給定一個二叉樹,返回所有從根節點到葉子節點的路徑。
說明: 葉子節點是指沒有子節點的節點。
示例:
輸入:
1
/ \
2 3
\
5
輸出: ["1->2->5", "1->3"]
解釋: 所有根節點到葉子節點的路徑爲: 1->2->5, 1->3
算法一:BFS
class TreeNode:
def __init__(self, x):
self.val = x
self.left = None
self.right = None
class Solution:
def binaryTreePaths(self, root: TreeNode):
from collections import deque
if not root: return []
res = []
queue = deque()
queue.appendleft([root, []])
while queue:
node, tmp = queue.pop()###最重要的就是這個temp,噹噹前節點左存在的時候,把當前節點的值記錄下來。這樣一直記錄就能夠記錄到葉子節點。葉子節點左右爲空。
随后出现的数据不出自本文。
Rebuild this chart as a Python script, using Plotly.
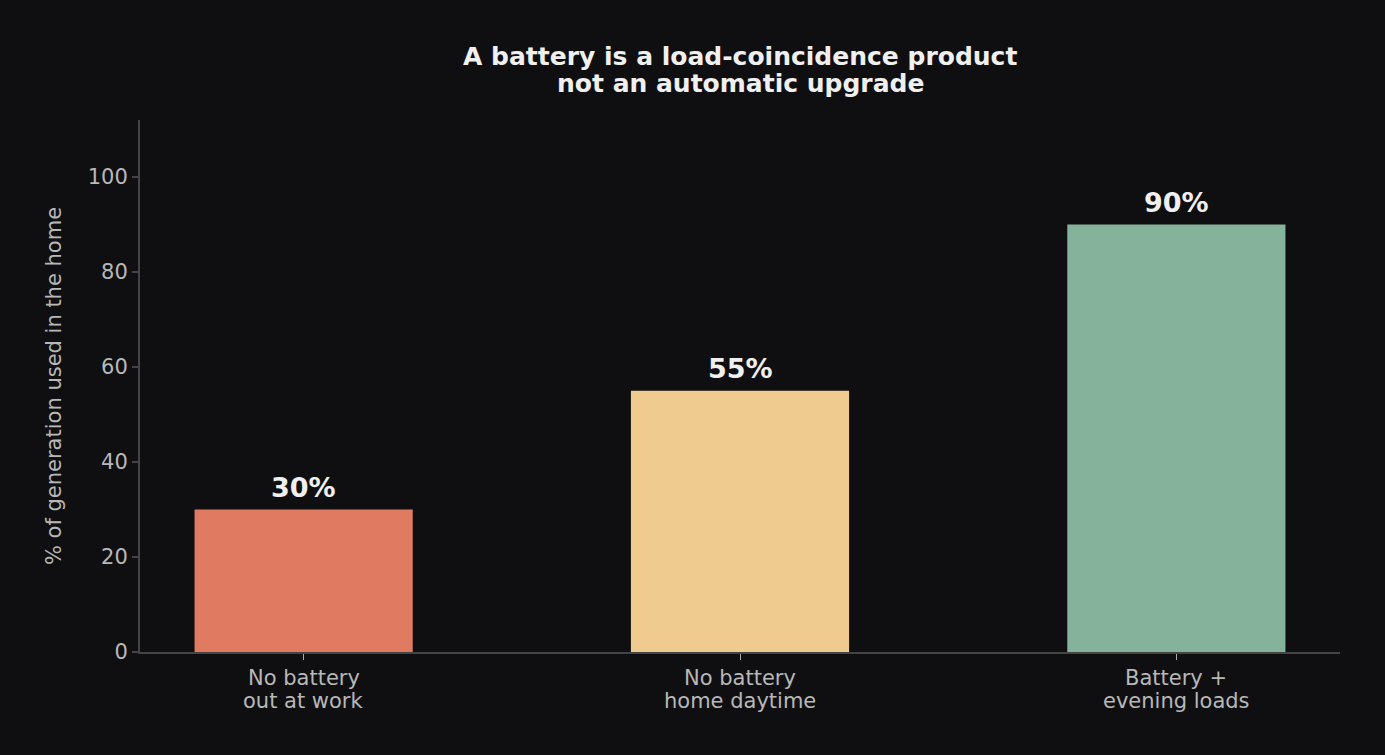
import plotly.graph_objects as go

categories = [["No battery", "out at work"], ["No battery", "home daytime"], ["Battery +", "evening loads"]]
values = [30, 55, 90]
labels = ["30%", "55%", "90%"]
colors = ["#E07B61", "#F0CB8F", "#84B29B"]
y_ticks = [0, 20, 40, 60, 80, 100]
title_lines = ["A battery is a load-coincidence product", "not an automatic upgrade"]

BG = "#0F0F11"
FONT = "DejaVu Sans"
TICK_COLOR = "#B8B8B8"

fig = go.Figure()
fig.add_trace(go.Bar(
    x=list(range(len(categories))), y=values,
    marker=dict(color=colors, line=dict(width=0)),
    width=0.5, hoverinfo="skip",
))

for i, (v, t) in enumerate(zip(values, labels)):
    fig.add_annotation(x=i, y=v, text=f"<b>{t}</b>", showarrow=False,
                       yanchor="bottom", yshift=5,
                       font=dict(family=FONT, size=27, color="#F0F0F0"))

plot_top, plot_bottom = 120, 652
H = plot_bottom - plot_top

# category labels (two lines each, tighter line spacing)
for i, lines in enumerate(categories):
    for ypx, line in zip([678, 701], lines):
        fig.add_annotation(x=i, xref="x", xanchor="center",
                           y=(plot_bottom - ypx) / H, yref="paper", yanchor="middle",
                           showarrow=False, text=line,
                           font=dict(family=FONT, size=21, color=TICK_COLOR))

# title as two lines (to match line spacing)
for line, ypx in zip(title_lines, [56, 84]):
    fig.add_annotation(x=0.5, xref="paper", xanchor="center",
                       y=(plot_bottom - ypx) / H, yref="paper",
                       yanchor="middle", showarrow=False, text=f"<b>{line}</b>",
                       font=dict(family=FONT, size=25, color="#F0F0F0"))

fig.update_layout(
    width=1385, height=755,
    paper_bgcolor=BG, plot_bgcolor=BG,
    margin=dict(l=140, r=45, t=120, b=103),
    font=dict(family=FONT, color=TICK_COLOR, size=21),
    showlegend=False,
    xaxis=dict(
        range=[-0.375, 2.375], tickmode="array",
        tickvals=list(range(len(categories))), showticklabels=False,
        showgrid=False, zeroline=False,
        showline=True, linecolor="#444444", linewidth=2,
        ticks="outside", ticklen=6, tickcolor="#AAAAAA", tickwidth=1,
    ),
    yaxis=dict(
        range=[0, 112], tickmode="array", tickvals=y_ticks,
        showgrid=False, zeroline=False,
        showline=True, linecolor="#444444", linewidth=2,
        ticks="outside", ticklen=6, tickcolor="#444444", tickwidth=2,
        tickfont=dict(family=FONT, size=21, color=TICK_COLOR),
        title=dict(text="% of generation used in the home", standoff=20,
                   font=dict(family=FONT, size=21, color=TICK_COLOR)),
    ),
)

fig.write_html("out.html")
返回res
if not node.left and not node.right:
res.append("->".join(tmp + [str(node.val)]))
if node.left:
queue.appendleft([node.left, tmp + [str(node.val)]])
if node.right:
queue.appendleft([node.right, tmp + [str(node.val)]])
return res
root = TreeNode(1)
a = TreeNode(2)
b = TreeNode(3)
c = TreeNode(5)
root.left = a
root.right = b
a.right = c
print(Solution().binaryTreePaths(root))
算法二:DFS
class Solution:
def binaryTreePaths(self, root: TreeNode) -> List[str]:
if not root: return []
res = []
def helper(root, tmp):
if not root.left and not root.right:res.append(tmp + [str(root.val)])
if root.left:helper(root.left, tmp + [str(root.val)])
if root.right:helper(root.right, tmp + [str(root.val)])
helper(root, [])
return ["->".join(a) for a in res]